**** PROVIDED RECORDS ****

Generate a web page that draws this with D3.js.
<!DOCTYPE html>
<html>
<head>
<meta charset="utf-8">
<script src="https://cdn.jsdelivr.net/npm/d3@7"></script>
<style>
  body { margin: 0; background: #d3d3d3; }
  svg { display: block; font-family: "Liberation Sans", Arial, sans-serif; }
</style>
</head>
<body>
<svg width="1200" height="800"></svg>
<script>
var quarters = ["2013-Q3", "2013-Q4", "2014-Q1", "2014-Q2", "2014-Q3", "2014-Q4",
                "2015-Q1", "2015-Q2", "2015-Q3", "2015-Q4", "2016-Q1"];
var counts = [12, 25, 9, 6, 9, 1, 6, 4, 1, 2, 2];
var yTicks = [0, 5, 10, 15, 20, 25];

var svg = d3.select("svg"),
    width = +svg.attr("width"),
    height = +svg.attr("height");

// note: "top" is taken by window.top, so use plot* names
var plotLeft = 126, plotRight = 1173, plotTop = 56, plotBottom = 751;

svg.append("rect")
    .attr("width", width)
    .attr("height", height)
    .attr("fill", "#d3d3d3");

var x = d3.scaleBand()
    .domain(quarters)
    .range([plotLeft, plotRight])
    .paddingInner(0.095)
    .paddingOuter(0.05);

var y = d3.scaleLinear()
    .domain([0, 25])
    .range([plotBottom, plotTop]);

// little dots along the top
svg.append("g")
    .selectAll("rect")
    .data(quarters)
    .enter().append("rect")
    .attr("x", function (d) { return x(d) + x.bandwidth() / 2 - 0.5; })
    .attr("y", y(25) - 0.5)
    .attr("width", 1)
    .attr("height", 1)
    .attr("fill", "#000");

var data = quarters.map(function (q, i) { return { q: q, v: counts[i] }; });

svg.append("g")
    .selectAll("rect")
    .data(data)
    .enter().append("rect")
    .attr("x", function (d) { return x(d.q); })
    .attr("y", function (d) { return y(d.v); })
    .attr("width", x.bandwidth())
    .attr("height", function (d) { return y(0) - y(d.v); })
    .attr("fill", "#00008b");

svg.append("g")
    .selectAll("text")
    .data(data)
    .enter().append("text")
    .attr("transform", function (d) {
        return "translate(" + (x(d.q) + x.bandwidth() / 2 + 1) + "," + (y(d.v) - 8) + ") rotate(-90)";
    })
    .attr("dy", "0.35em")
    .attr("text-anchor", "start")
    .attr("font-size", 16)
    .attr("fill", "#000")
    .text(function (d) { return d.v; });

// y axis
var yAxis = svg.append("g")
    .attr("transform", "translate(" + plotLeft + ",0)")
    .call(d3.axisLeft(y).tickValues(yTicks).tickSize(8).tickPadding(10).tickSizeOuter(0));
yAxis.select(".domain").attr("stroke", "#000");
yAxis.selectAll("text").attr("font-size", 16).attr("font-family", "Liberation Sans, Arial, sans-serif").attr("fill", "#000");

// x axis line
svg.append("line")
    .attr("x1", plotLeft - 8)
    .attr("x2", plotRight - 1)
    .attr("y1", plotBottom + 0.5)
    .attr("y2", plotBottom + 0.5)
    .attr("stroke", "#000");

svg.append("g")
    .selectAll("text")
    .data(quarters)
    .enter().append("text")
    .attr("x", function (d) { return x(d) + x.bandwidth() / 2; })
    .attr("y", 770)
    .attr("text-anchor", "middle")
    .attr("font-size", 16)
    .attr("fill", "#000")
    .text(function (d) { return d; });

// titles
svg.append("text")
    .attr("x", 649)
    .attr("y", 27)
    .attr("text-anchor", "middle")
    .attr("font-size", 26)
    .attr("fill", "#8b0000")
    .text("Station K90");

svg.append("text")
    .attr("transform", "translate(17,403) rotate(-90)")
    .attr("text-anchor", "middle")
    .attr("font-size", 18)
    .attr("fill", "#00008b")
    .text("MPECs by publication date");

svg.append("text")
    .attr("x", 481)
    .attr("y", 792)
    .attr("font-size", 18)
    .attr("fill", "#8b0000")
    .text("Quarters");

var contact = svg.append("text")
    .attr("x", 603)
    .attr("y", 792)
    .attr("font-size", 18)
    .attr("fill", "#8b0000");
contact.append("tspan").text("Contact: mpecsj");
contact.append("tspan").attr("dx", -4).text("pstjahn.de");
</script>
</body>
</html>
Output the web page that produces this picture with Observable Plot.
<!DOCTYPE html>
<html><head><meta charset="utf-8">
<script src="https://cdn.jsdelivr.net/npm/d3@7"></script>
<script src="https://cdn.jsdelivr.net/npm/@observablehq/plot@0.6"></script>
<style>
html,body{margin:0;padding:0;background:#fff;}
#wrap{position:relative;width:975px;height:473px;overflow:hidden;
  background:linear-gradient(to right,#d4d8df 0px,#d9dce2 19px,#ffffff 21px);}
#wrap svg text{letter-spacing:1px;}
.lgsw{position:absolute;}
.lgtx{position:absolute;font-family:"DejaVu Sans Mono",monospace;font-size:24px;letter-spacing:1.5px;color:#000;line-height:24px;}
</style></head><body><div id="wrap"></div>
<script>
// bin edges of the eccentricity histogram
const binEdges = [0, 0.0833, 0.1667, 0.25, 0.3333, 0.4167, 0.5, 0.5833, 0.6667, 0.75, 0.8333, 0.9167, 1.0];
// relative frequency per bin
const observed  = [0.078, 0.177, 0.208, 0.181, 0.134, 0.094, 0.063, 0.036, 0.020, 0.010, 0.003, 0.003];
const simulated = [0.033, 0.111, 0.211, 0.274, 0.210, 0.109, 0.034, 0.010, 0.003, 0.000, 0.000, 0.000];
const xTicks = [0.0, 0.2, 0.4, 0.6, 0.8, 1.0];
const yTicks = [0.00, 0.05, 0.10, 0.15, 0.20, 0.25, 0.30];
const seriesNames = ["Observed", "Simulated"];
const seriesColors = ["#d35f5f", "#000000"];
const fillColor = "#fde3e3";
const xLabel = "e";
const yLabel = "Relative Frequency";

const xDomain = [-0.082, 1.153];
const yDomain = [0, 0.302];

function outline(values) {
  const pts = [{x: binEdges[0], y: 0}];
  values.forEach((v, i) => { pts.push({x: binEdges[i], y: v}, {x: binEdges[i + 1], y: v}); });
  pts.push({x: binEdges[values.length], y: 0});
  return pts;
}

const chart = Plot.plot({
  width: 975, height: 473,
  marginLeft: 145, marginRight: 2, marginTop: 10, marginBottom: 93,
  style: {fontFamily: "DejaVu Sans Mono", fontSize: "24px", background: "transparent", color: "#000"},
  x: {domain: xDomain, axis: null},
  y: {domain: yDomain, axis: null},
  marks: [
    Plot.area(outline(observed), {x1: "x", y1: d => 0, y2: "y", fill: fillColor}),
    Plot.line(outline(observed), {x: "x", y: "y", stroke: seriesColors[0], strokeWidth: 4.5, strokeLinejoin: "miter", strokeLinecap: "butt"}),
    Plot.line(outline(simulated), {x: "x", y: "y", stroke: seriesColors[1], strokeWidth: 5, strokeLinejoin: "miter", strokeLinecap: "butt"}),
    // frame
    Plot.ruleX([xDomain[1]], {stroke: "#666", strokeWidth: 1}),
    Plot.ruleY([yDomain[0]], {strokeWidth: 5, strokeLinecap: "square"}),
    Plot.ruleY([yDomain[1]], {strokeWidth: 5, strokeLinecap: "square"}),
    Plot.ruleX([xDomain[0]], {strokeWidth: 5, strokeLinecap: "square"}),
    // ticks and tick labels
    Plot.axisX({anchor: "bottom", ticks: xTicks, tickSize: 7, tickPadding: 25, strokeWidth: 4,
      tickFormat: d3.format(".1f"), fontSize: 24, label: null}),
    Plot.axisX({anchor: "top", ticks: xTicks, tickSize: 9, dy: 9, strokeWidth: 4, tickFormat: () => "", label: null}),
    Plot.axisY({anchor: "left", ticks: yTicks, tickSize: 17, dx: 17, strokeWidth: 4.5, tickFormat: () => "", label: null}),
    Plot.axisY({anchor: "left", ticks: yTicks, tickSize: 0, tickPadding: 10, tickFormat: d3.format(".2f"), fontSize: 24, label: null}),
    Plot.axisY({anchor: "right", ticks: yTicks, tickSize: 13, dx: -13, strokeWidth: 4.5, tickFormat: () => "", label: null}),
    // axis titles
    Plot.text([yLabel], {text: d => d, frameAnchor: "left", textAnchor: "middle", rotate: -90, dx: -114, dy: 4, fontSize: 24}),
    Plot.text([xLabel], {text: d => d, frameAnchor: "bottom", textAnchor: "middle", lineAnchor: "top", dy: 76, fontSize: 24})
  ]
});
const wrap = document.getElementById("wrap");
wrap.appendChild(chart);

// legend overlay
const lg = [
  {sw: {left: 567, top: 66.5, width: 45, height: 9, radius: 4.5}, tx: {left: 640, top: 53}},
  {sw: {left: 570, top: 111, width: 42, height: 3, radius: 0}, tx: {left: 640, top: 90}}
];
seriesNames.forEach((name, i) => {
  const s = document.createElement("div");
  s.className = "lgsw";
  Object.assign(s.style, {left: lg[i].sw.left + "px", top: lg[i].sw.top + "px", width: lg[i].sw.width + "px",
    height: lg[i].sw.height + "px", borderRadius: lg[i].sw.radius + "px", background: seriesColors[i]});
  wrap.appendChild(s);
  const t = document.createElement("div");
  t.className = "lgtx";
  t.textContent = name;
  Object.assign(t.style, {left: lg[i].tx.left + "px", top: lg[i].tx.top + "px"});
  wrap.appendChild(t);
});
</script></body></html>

****

### TASK TO CARRY OUT
Search the lines above for the string "with", then show every one that has it.

### REPLY
Generate a web page that draws this with D3.js.
Output the web page that produces this picture with Observable Plot.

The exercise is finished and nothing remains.